A similar finding was made by the Tribunal in Australian Leisure Marine Pty Ltd and Commissioner of Taxation  AATA 620 at :
In my view, s 105-55 of Sch 1 to the Act has substantive effect in that the expiry of the four year time limit extinguishes the right of a taxpayer to notify the Commissioner of an entitlement to the input tax credit. As such the provision certainly denies the entitlement of an entity to an input tax credit. The High Court of Australia has also recognised that taxation legislation which imposes time limits on amending an income tax assessment to have substantive rather than procedural operation: see McAndrew v Federal Commissioner of Taxation  HCA 62; (1956) 98 CLR 263.

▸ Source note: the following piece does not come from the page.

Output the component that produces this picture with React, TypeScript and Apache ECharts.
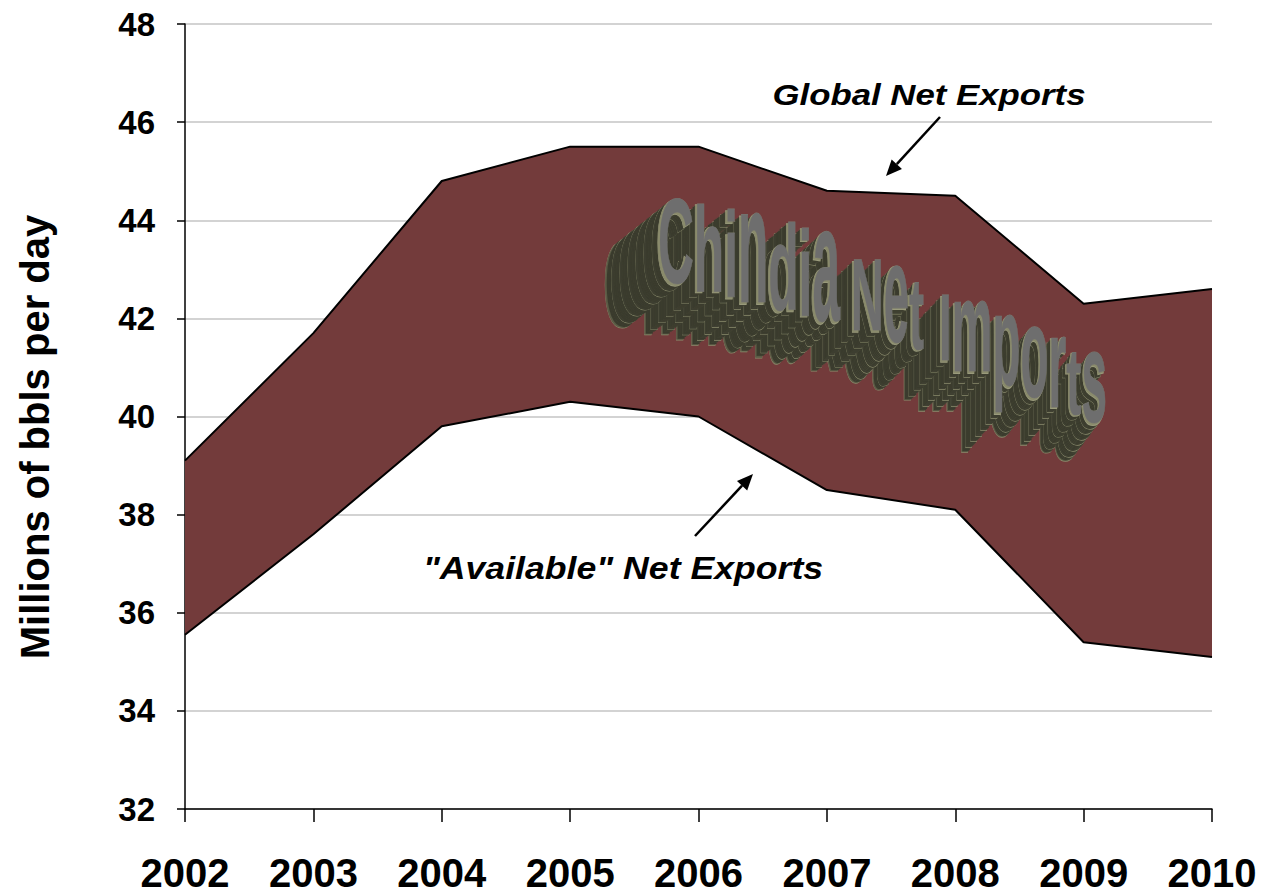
import React, { useEffect, useRef } from "react";
import * as echarts from "echarts";

// ---------- data ----------
const years = ["2002", "2003", "2004", "2005", "2006", "2007", "2008", "2009", "2010"];
const globalNetExports = [39.1, 41.7, 44.8, 45.5, 45.5, 44.6, 44.5, 42.3, 42.6];
const availableNetExports = [35.55, 37.6, 39.8, 40.3, 40.0, 38.5, 38.1, 35.4, 35.1];
const yMin = 32;
const yMax = 48;
const yStep = 2;
const yAxisTitle = "Millions of bbls per day";
const globalLabel = "Global Net Exports";
const availableLabel = "\"Available\" Net Exports";
const wordArtWords = ["Chindia", "Net", "Imports"];

// ---------- styling ----------
const BAND = "#733b3b";
const FONT = '"Liberation Sans", Arial, Helvetica, sans-serif';

// word-art layout (decoration placement)
const waLayout = [
  { x0: 658, x1: 840, size: 120 },
  { x0: 851, x1: 924, size: 102 },
  { x0: 939, x1: 1107, size: 94 },
];
const waBaseline = [
  [658, 279],
  [871, 332],
  [941, 359],
  [1107, 428],
];

function baseY(x: number): number {
  const b = waBaseline;
  if (x <= b[0][0]) {
    const s = (b[1][1] - b[0][1]) / (b[1][0] - b[0][0]);
    return b[0][1] + s * (x - b[0][0]);
  }
  for (let i = 0; i < b.length - 1; i++) {
    if (x <= b[i + 1][0]) {
      const s = (b[i + 1][1] - b[i][1]) / (b[i + 1][0] - b[i][0]);
      return b[i][1] + s * (x - b[i][0]);
    }
  }
  const n = b.length - 1;
  const s = (b[n][1] - b[n - 1][1]) / (b[n][0] - b[n - 1][0]);
  return b[n][1] + s * (x - b[n][0]);
}

function buildWordArt(): any[] {
  const canvas = document.createElement("canvas");
  const ctx = canvas.getContext("2d")!;
  type L = { ch: string; x: number; y: number; sx: number; sy: number; font: string; oy: number; dx: number; dy: number };
  const letters: L[] = [];
  wordArtWords.forEach((word, wi) => {
    const lay = waLayout[wi];
    const font = `bold ${lay.size}px ${FONT}`;
    ctx.font = font;
    const chars = [...word];
    const widths = chars.map((c) => ctx.measureText(c).width);
    const total = widths.reduce((a, b) => a + b, 0);
    const sx = (lay.x1 - lay.x0) / total;
    let cx = lay.x0;
    chars.forEach((ch, i) => {
      const w = widths[i] * sx;
      const mid = cx + w / 2;
      const by = baseY(mid);
      const short = /[acemnoprsuvwxz]/.test(ch);
      const t = (mid - 658) / (1107 - 658);
      letters.push({
        ch,
        x: cx,
        y: by - 0.35 * lay.size,
        sx,
        sy: short ? 1.38 : 1.0,
        font,
        oy: 0.35 * lay.size,
        dx: -56 + 28 * t,
        dy: 44 - 6 * t,
      });
      cx += w;
    });
  });
  const els: any[] = [];
  const mk = (l: L, ox: number, oy: number, style: any) => ({
    type: "text",
    x: l.x + ox,
    y: l.y + oy,
    scaleX: l.sx,
    scaleY: l.sy,
    originX: 0,
    originY: l.oy,
    silent: true,
    z: 50,
    style: {
      text: l.ch,
      font: l.font,
      align: "left",
      textAlign: "left",
      verticalAlign: "middle",
      textVerticalAlign: "middle",
      ...style,
    },
  });
  const N = 34;
  letters.forEach((l) => {
    els.push(mk(l, l.dx, l.dy, { fill: "#5a5b45", stroke: "#8a8b6c", lineWidth: 1.2 }));
  });
  for (let k = N - 1; k >= 1; k--) {
    const t = k / N;
    const edge = k % 5 === 0;
    letters.forEach((l) => {
      els.push(
        mk(l, l.dx * t, l.dy * t, edge
          ? { fill: "#3d3e30", stroke: "#8a8b6c", lineWidth: 1 }
          : { fill: "#3a3b2d", stroke: "#4a4b3a", lineWidth: 0.5 })
      );
    });
  }
  letters.forEach((l) => {
    els.push(mk(l, l.dx * 0.04, l.dy * 0.04, { fill: "#8a8b6c", stroke: "#9a9b7c", lineWidth: 1.5 }));
  });
  letters.forEach((l) => {
    els.push(mk(l, 0, 0, { fill: "#6e6e6e", stroke: "#7a7a70", lineWidth: 0.8 }));
  });
  return els;
}

function arrow(x1: number, y1: number, x2: number, y2: number): any[] {
  const ang = Math.atan2(y2 - y1, x2 - x1);
  const Lh = 16;
  const W = 7;
  const bx = x2 - Lh * Math.cos(ang);
  const by = y2 - Lh * Math.sin(ang);
  const px = -Math.sin(ang) * W;
  const py = Math.cos(ang) * W;
  return [
    { type: "line", z: 60, silent: true, shape: { x1, y1, x2: bx, y2: by }, style: { stroke: "#000", lineWidth: 2.5 } },
    {
      type: "polygon",
      z: 60,
      silent: true,
      shape: { points: [[x2, y2], [bx + px, by + py], [bx - px, by - py]] },
      style: { fill: "#000" },
    },
  ];
}

export default function App() {
  const ref = useRef<HTMLDivElement>(null);
  useEffect(() => {
    if (!ref.current) return;
    const chart = echarts.init(ref.current, undefined, { renderer: "svg" });
    const bandWidth = globalNetExports.map((v, i) => +(v - availableNetExports[i]).toFixed(3));
    const option: any = {
      animation: false,
      backgroundColor: "#ffffff",
      grid: { left: 185, right: 58, top: 24, bottom: 86, containLabel: false },
      xAxis: {
        type: "category",
        data: years,
        boundaryGap: false,
        axisLine: { show: true, lineStyle: { color: "#000", width: 1.5 } },
        axisTick: { show: true, length: 13, lineStyle: { color: "#000", width: 1.5 } },
        axisLabel: {
          color: "#000",
          fontFamily: FONT,
          fontWeight: "bold",
          fontSize: 40,
          margin: 44,
        },
        splitLine: { show: false },
      },
      yAxis: {
        type: "value",
        min: yMin,
        max: yMax,
        interval: yStep,
        axisLine: { show: true, lineStyle: { color: "#000", width: 1.5 } },
        axisTick: { show: true, length: 8, lineStyle: { color: "#000", width: 1.5 } },
        axisLabel: {
          color: "#000",
          fontFamily: FONT,
          fontWeight: "bold",
          fontSize: 33,
          margin: 30,
        },
        splitLine: { show: true, lineStyle: { color: "#c4c4c4", width: 1.5 } },
      },
      series: [
        {
          name: "Available Net Exports",
          type: "line",
          data: availableNetExports,
          stack: "band",
          symbol: "none",
          lineStyle: { color: "#000", width: 2 },
          z: 4,
        },
        {
          name: "Global Net Exports",
          type: "line",
          data: bandWidth,
          stack: "band",
          symbol: "none",
          lineStyle: { color: "#000", width: 2 },
          areaStyle: { color: BAND, opacity: 1 },
          z: 3,
        },
      ],
      graphic: [
        {
          type: "text",
          x: 35,
          y: 437,
          rotation: Math.PI / 2,
          silent: true,
          style: {
            text: yAxisTitle,
            font: `bold 40px ${FONT}`,
            fill: "#000",
            align: "center",
            textAlign: "center",
            verticalAlign: "middle",
            textVerticalAlign: "middle",
          },
        },
        {
          type: "text",
          x: 929,
          y: 95,
          scaleX: 1.2,
          silent: true,
          z: 60,
          style: {
            text: globalLabel,
            font: `italic bold 29px ${FONT}`,
            fill: "#000",
            align: "center",
            textAlign: "center",
            verticalAlign: "middle",
            textVerticalAlign: "middle",
          },
        },
        {
          type: "text",
          x: 623,
          y: 568,
          scaleX: 1.15,
          silent: true,
          z: 60,
          style: {
            text: availableLabel,
            font: `italic bold 31px ${FONT}`,
            fill: "#000",
            align: "center",
            textAlign: "center",
            verticalAlign: "middle",
            textVerticalAlign: "middle",
          },
        },
        ...arrow(940, 117, 886, 176),
        ...arrow(695, 536, 753, 474),
        ...buildWordArt(),
      ],
    };
    chart.setOption(option);
    return () => chart.dispose();
  }, []);
  return (
    <div
      ref={ref}
      style={{ position: "fixed", left: 0, top: 0, width: 1270, height: 895, background: "#fff" }}
    />
  );
}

However, the case appears to have been argued on the premise that s 105-50(1) applies if the Commissioner does not issue an assessment before the expiration of four years. An assessment does operate as a “notification” for the purposes of s 105-50(3) so as to stop the limitation period: Cyonara Snowfox Pty Ltd v Commissioner of Taxation  FCAFC 177 at . However, s 105-50(3)(a) does not require the Commissioner to issue an assessment within 4 years – rather, the Commissioner must have “required payment of the amount or the amount of the excess by giving notice to you”. In Brookdale Investments Pty Ltd and Commissioner of Taxation  AATA 154 the Tribunal took a broad view as to what constituted a “notice”(at ):
(i) Section 105-50 of the TAA does not stipulate that any particular formality is required by a notice under the section, provided the notice brings to the taxpayers attention that the Commissioner claims an entitlement to an unpaid net amount: see Federal Commissioner of Taxation v Prestige Motors Pty Ltd  HCA 39; (1994) 181 CLR 1 at 14;
(ii) Section 105-50 of the TAA is directed at providing notice, not a formal claim or demand. All that is required by s 105-50 of the TAA is to bring to the taxpayer’s attention that the Commissioner is of the view that there is an unpaid net amount. That is, all that s 105-50 of the TAA requires is sufficient information to be given to the recipient of the notice that the Commissioner is claiming an amount is due in respect of a particular tax and for a specified period: see Revlon Manufacturing Ltd v Federal Commissioner of Taxation (1995) 96 ATC 4301 at 4053;
While the Commissioner did not issue an assessment until after the four year period had expired, the Commissioner may have given some other “notice” prior to the expiration of four years that fell within the terms of s 105-50. If that was the case, one would expect the Commissioner to raise that matter in making a decision on the objection.